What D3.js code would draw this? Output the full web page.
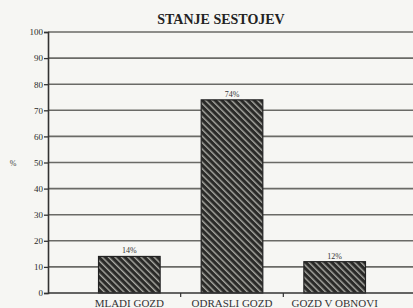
<!DOCTYPE html>
<html>
<head>
<meta charset="utf-8">
<script src="https://cdn.jsdelivr.net/npm/d3@7"></script>
<style>
  html, body { margin: 0; padding: 0; background: #f6f6f3; }
  svg { display: block; font-family: "Liberation Serif", "DejaVu Serif", serif; }
</style>
</head>
<body>
<svg id="chart" width="413" height="308"></svg>
<script>
const categories = ["MLADI GOZD", "ODRASLI GOZD", "GOZD V OBNOVI"];
const values = [14, 74, 12];
const valueLabels = ["14%", "74%", "12%"];
const yTicks = [0, 10, 20, 30, 40, 50, 60, 70, 80, 90, 100];

const svg = d3.select("#chart");
const plotLeft = 48, plotRight = 413, plotTop = 32, plotBottom = 293;

const x = d3.scaleBand()
  .domain(categories)
  .range([78, 386])
  .paddingInner(0.4)
  .paddingOuter(0.2);

const y = d3.scaleLinear()
  .domain([0, 100])
  .range([plotBottom, plotTop]);

// hatch pattern
const defs = svg.append("defs");
const pat = defs.append("pattern")
  .attr("id", "hatch")
  .attr("patternUnits", "userSpaceOnUse")
  .attr("width", 4.6)
  .attr("height", 4.6)
  .attr("patternTransform", "rotate(-45)");
pat.append("rect").attr("width", 4.6).attr("height", 4.6).attr("fill", "#2a2a28");
pat.append("rect").attr("x", 0).attr("y", 0).attr("width", 1.4).attr("height", 4.6).attr("fill", "#aaaaa4");

// title
svg.append("text")
  .attr("x", 221)
  .attr("y", 24)
  .attr("text-anchor", "middle")
  .attr("font-size", "14px")
  .attr("font-weight", "bold")
  .attr("fill", "#222")
  .text("STANJE SESTOJEV");

// gridlines
svg.append("g")
  .selectAll("line")
  .data(yTicks.filter(d => d > 0))
  .join("line")
  .attr("x1", plotLeft)
  .attr("x2", plotRight)
  .attr("y1", d => y(d))
  .attr("y2", d => y(d))
  .attr("stroke", "#6a6a66")
  .attr("stroke-width", 1.6);

// y axis
const yAxis = svg.append("g")
  .attr("transform", `translate(${plotLeft},0)`)
  .call(d3.axisLeft(y).tickValues(yTicks).tickSize(4).tickPadding(1));
yAxis.select(".domain").attr("stroke", "#333").attr("stroke-width", 1.6);
yAxis.selectAll(".tick line").attr("stroke", "#333").attr("stroke-width", 1.3);
yAxis.selectAll(".tick text")
  .attr("font-family", "Liberation Serif, serif")
  .attr("font-size", "9px")
  .attr("fill", "#2a2a2a");

// y label
svg.append("text")
  .attr("x", 13)
  .attr("y", 166)
  .attr("text-anchor", "middle")
  .attr("font-size", "8px")
  .attr("fill", "#444")
  .text("%");

// bars
svg.append("g")
  .selectAll("rect")
  .data(values)
  .join("rect")
  .attr("x", (d, i) => x(categories[i]))
  .attr("y", d => y(d))
  .attr("width", x.bandwidth())
  .attr("height", d => y(0) - y(d))
  .attr("fill", "url(#hatch)")
  .attr("stroke", "#222")
  .attr("stroke-width", 1.2);

// value labels
svg.append("g")
  .selectAll("text")
  .data(values)
  .join("text")
  .attr("x", (d, i) => x(categories[i]) + x.bandwidth() / 2)
  .attr("y", d => y(d) - 3)
  .attr("text-anchor", "middle")
  .attr("font-size", "8px")
  .attr("fill", "#333")
  .text((d, i) => valueLabels[i]);

// x axis
svg.append("line")
  .attr("x1", plotLeft)
  .attr("x2", plotRight)
  .attr("y1", y(0))
  .attr("y2", y(0))
  .attr("stroke", "#333")
  .attr("stroke-width", 1.6);

// ticks between categories
const step = x.step();
svg.append("g")
  .selectAll("line")
  .data(categories.slice(1))
  .join("line")
  .attr("x1", d => x(d) - step * x.paddingInner() / 2)
  .attr("x2", d => x(d) - step * x.paddingInner() / 2)
  .attr("y1", y(0))
  .attr("y2", y(0) + 4)
  .attr("stroke", "#333")
  .attr("stroke-width", 1.2);

svg.append("g")
  .selectAll("text")
  .data(categories)
  .join("text")
  .attr("x", d => x(d) + x.bandwidth() / 2)
  .attr("y", 307)
  .attr("text-anchor", "middle")
  .attr("font-size", "11px")
  .attr("fill", "#333")
  .text(d => d);
</script>
</body>
</html>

■ AIM OF THE TASK ■
Copy the data exactly. Any picture it contains is to be omitted.

■ SOLVED PROBLEM ■
What D3.js code would draw this? Output the full web page.
<!DOCTYPE html>
<html>
<head>
<meta charset="utf-8">
<script src="https://cdn.jsdelivr.net/npm/d3@7"></script>
<style>
  html, body { margin: 0; padding: 0; background: #f6f6f3; }
  svg { display: block; font-family: "Liberation Serif", "DejaVu Serif", serif; }
</style>
</head>
<body>
<svg id="chart" width="413" height="308"></svg>
<script>
const categories = ["MLADI GOZD", "ODRASLI GOZD", "GOZD V OBNOVI"];
const values = [14, 74, 12];
const valueLabels = ["14%", "74%", "12%"];
const yTicks = [0, 10, 20, 30, 40, 50, 60, 70, 80, 90, 100];

const svg = d3.select("#chart");
const plotLeft = 48, plotRight = 413, plotTop = 32, plotBottom = 293;

const x = d3.scaleBand()
  .domain(categories)
  .range([78, 386])
  .paddingInner(0.4)
  .paddingOuter(0.2);

const y = d3.scaleLinear()
  .domain([0, 100])
  .range([plotBottom, plotTop]);

// hatch pattern
const defs = svg.append("defs");
const pat = defs.append("pattern")
  .attr("id", "hatch")
  .attr("patternUnits", "userSpaceOnUse")
  .attr("width", 4.6)
  .attr("height", 4.6)
  .attr("patternTransform", "rotate(-45)");
pat.append("rect").attr("width", 4.6).attr("height", 4.6).attr("fill", "#2a2a28");
pat.append("rect").attr("x", 0).attr("y", 0).attr("width", 1.4).attr("height", 4.6).attr("fill", "#aaaaa4");

// title
svg.append("text")
  .attr("x", 221)
  .attr("y", 24)
  .attr("text-anchor", "middle")
  .attr("font-size", "14px")
  .attr("font-weight", "bold")
  .attr("fill", "#222")
  .text("STANJE SESTOJEV");

// gridlines
svg.append("g")
  .selectAll("line")
  .data(yTicks.filter(d => d > 0))
  .join("line")
  .attr("x1", plotLeft)
  .attr("x2", plotRight)
  .attr("y1", d => y(d))
  .attr("y2", d => y(d))
  .attr("stroke", "#6a6a66")
  .attr("stroke-width", 1.6);

// y axis
const yAxis = svg.append("g")
  .attr("transform", `translate(${plotLeft},0)`)
  .call(d3.axisLeft(y).tickValues(yTicks).tickSize(4).tickPadding(1));
yAxis.select(".domain").attr("stroke", "#333").attr("stroke-width", 1.6);
yAxis.selectAll(".tick line").attr("stroke", "#333").attr("stroke-width", 1.3);
yAxis.selectAll(".tick text")
  .attr("font-family", "Liberation Serif, serif")
  .attr("font-size", "9px")
  .attr("fill", "#2a2a2a");

// y label
svg.append("text")
  .attr("x", 13)
  .attr("y", 166)
  .attr("text-anchor", "middle")
  .attr("font-size", "8px")
  .attr("fill", "#444")
  .text("%");

// bars
svg.append("g")
  .selectAll("rect")
  .data(values)
  .join("rect")
  .attr("x", (d, i) => x(categories[i]))
  .attr("y", d => y(d))
  .attr("width", x.bandwidth())
  .attr("height", d => y(0) - y(d))
  .attr("fill", "url(#hatch)")
  .attr("stroke", "#222")
  .attr("stroke-width", 1.2);

// value labels
svg.append("g")
  .selectAll("text")
  .data(values)
  .join("text")
  .attr("x", (d, i) => x(categories[i]) + x.bandwidth() / 2)
  .attr("y", d => y(d) - 3)
  .attr("text-anchor", "middle")
  .attr("font-size", "8px")
  .attr("fill", "#333")
  .text((d, i) => valueLabels[i]);

// x axis
svg.append("line")
  .attr("x1", plotLeft)
  .attr("x2", plotRight)
  .attr("y1", y(0))
  .attr("y2", y(0))
  .attr("stroke", "#333")
  .attr("stroke-width", 1.6);

// ticks between categories
const step = x.step();
svg.append("g")
  .selectAll("line")
  .data(categories.slice(1))
  .join("line")
  .attr("x1", d => x(d) - step * x.paddingInner() / 2)
  .attr("x2", d => x(d) - step * x.paddingInner() / 2)
  .attr("y1", y(0))
  .attr("y2", y(0) + 4)
  .attr("stroke", "#333")
  .attr("stroke-width", 1.2);

svg.append("g")
  .selectAll("text")
  .data(categories)
  .join("text")
  .attr("x", d => x(d) + x.bandwidth() / 2)
  .attr("y", 307)
  .attr("text-anchor", "middle")
  .attr("font-size", "11px")
  .attr("fill", "#333")
  .text(d => d);
</script>
</body>
</html>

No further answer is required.